- [Work required] Can you copy out the data exactly? Leave the images out.

'''

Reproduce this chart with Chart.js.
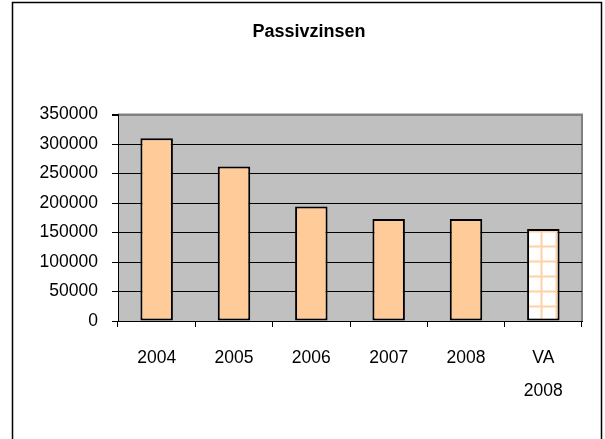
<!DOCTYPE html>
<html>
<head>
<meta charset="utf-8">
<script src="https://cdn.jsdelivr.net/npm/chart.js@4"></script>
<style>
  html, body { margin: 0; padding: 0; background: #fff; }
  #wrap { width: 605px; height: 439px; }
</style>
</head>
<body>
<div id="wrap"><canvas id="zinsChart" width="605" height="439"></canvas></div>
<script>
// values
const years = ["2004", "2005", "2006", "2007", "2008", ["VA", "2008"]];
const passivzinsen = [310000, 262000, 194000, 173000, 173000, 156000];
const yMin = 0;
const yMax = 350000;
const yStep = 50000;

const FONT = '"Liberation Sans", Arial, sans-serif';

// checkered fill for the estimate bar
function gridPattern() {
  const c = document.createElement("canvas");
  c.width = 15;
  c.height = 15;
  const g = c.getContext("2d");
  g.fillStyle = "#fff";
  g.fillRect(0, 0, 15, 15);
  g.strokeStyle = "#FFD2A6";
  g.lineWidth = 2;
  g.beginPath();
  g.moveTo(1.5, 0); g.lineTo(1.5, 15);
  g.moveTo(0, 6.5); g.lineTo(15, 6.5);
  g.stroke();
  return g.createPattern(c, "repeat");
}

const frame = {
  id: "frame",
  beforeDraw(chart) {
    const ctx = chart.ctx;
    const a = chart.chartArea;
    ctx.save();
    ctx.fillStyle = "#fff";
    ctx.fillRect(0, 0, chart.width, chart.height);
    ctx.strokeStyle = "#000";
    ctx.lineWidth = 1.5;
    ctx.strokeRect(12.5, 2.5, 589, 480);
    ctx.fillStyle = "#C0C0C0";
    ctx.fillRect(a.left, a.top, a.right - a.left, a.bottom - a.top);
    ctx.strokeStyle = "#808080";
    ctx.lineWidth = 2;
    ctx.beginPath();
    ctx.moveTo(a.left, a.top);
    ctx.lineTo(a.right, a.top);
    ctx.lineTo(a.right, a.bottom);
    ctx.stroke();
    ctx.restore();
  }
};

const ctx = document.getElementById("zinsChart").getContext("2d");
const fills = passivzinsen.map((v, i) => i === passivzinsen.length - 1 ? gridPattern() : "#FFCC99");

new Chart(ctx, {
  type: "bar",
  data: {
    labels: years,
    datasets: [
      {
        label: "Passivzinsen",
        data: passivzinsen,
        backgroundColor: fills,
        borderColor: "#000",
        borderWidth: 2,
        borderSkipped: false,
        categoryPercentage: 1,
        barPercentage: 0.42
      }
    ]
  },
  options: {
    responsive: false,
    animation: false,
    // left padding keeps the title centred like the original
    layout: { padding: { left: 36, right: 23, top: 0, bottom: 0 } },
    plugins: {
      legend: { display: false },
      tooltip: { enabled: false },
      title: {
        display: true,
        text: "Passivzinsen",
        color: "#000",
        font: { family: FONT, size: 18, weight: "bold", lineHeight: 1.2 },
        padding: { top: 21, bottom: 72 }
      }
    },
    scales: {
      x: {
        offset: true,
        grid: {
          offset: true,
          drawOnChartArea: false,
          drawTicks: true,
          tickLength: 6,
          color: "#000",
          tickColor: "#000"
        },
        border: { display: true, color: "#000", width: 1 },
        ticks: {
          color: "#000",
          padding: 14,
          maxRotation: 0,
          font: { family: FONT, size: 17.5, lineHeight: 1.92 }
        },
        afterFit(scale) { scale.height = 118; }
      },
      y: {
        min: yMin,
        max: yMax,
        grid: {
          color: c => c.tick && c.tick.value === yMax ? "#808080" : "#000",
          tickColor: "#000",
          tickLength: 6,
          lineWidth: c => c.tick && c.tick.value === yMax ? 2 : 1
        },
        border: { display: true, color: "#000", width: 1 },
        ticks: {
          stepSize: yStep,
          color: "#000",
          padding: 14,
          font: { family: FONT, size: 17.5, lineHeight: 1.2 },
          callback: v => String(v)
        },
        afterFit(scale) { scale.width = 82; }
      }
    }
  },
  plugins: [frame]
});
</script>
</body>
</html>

'''

- [Right answer]
Reproduce this chart with Chart.js.
<!DOCTYPE html>
<html>
<head>
<meta charset="utf-8">
<script src="https://cdn.jsdelivr.net/npm/chart.js@4"></script>
<style>
  html, body { margin: 0; padding: 0; background: #fff; }
  #wrap { width: 605px; height: 439px; }
</style>
</head>
<body>
<div id="wrap"><canvas id="zinsChart" width="605" height="439"></canvas></div>
<script>
// values
const years = ["2004", "2005", "2006", "2007", "2008", ["VA", "2008"]];
const passivzinsen = [310000, 262000, 194000, 173000, 173000, 156000];
const yMin = 0;
const yMax = 350000;
const yStep = 50000;

const FONT = '"Liberation Sans", Arial, sans-serif';

// checkered fill for the estimate bar
function gridPattern() {
  const c = document.createElement("canvas");
  c.width = 15;
  c.height = 15;
  const g = c.getContext("2d");
  g.fillStyle = "#fff";
  g.fillRect(0, 0, 15, 15);
  g.strokeStyle = "#FFD2A6";
  g.lineWidth = 2;
  g.beginPath();
  g.moveTo(1.5, 0); g.lineTo(1.5, 15);
  g.moveTo(0, 6.5); g.lineTo(15, 6.5);
  g.stroke();
  return g.createPattern(c, "repeat");
}

const frame = {
  id: "frame",
  beforeDraw(chart) {
    const ctx = chart.ctx;
    const a = chart.chartArea;
    ctx.save();
    ctx.fillStyle = "#fff";
    ctx.fillRect(0, 0, chart.width, chart.height);
    ctx.strokeStyle = "#000";
    ctx.lineWidth = 1.5;
    ctx.strokeRect(12.5, 2.5, 589, 480);
    ctx.fillStyle = "#C0C0C0";
    ctx.fillRect(a.left, a.top, a.right - a.left, a.bottom - a.top);
    ctx.strokeStyle = "#808080";
    ctx.lineWidth = 2;
    ctx.beginPath();
    ctx.moveTo(a.left, a.top);
    ctx.lineTo(a.right, a.top);
    ctx.lineTo(a.right, a.bottom);
    ctx.stroke();
    ctx.restore();
  }
};

const ctx = document.getElementById("zinsChart").getContext("2d");
const fills = passivzinsen.map((v, i) => i === passivzinsen.length - 1 ? gridPattern() : "#FFCC99");

new Chart(ctx, {
  type: "bar",
  data: {
    labels: years,
    datasets: [
      {
        label: "Passivzinsen",
        data: passivzinsen,
        backgroundColor: fills,
        borderColor: "#000",
        borderWidth: 2,
        borderSkipped: false,
        categoryPercentage: 1,
        barPercentage: 0.42
      }
    ]
  },
  options: {
    responsive: false,
    animation: false,
    // left padding keeps the title centred like the original
    layout: { padding: { left: 36, right: 23, top: 0, bottom: 0 } },
    plugins: {
      legend: { display: false },
      tooltip: { enabled: false },
      title: {
        display: true,
        text: "Passivzinsen",
        color: "#000",
        font: { family: FONT, size: 18, weight: "bold", lineHeight: 1.2 },
        padding: { top: 21, bottom: 72 }
      }
    },
    scales: {
      x: {
        offset: true,
        grid: {
          offset: true,
          drawOnChartArea: false,
          drawTicks: true,
          tickLength: 6,
          color: "#000",
          tickColor: "#000"
        },
        border: { display: true, color: "#000", width: 1 },
        ticks: {
          color: "#000",
          padding: 14,
          maxRotation: 0,
          font: { family: FONT, size: 17.5, lineHeight: 1.92 }
        },
        afterFit(scale) { scale.height = 118; }
      },
      y: {
        min: yMin,
        max: yMax,
        grid: {
          color: c => c.tick && c.tick.value === yMax ? "#808080" : "#000",
          tickColor: "#000",
          tickLength: 6,
          lineWidth: c => c.tick && c.tick.value === yMax ? 2 : 1
        },
        border: { display: true, color: "#000", width: 1 },
        ticks: {
          stepSize: yStep,
          color: "#000",
          padding: 14,
          font: { family: FONT, size: 17.5, lineHeight: 1.2 },
          callback: v => String(v)
        },
        afterFit(scale) { scale.width = 82; }
      }
    }
  },
  plugins: [frame]
});
</script>
</body>
</html>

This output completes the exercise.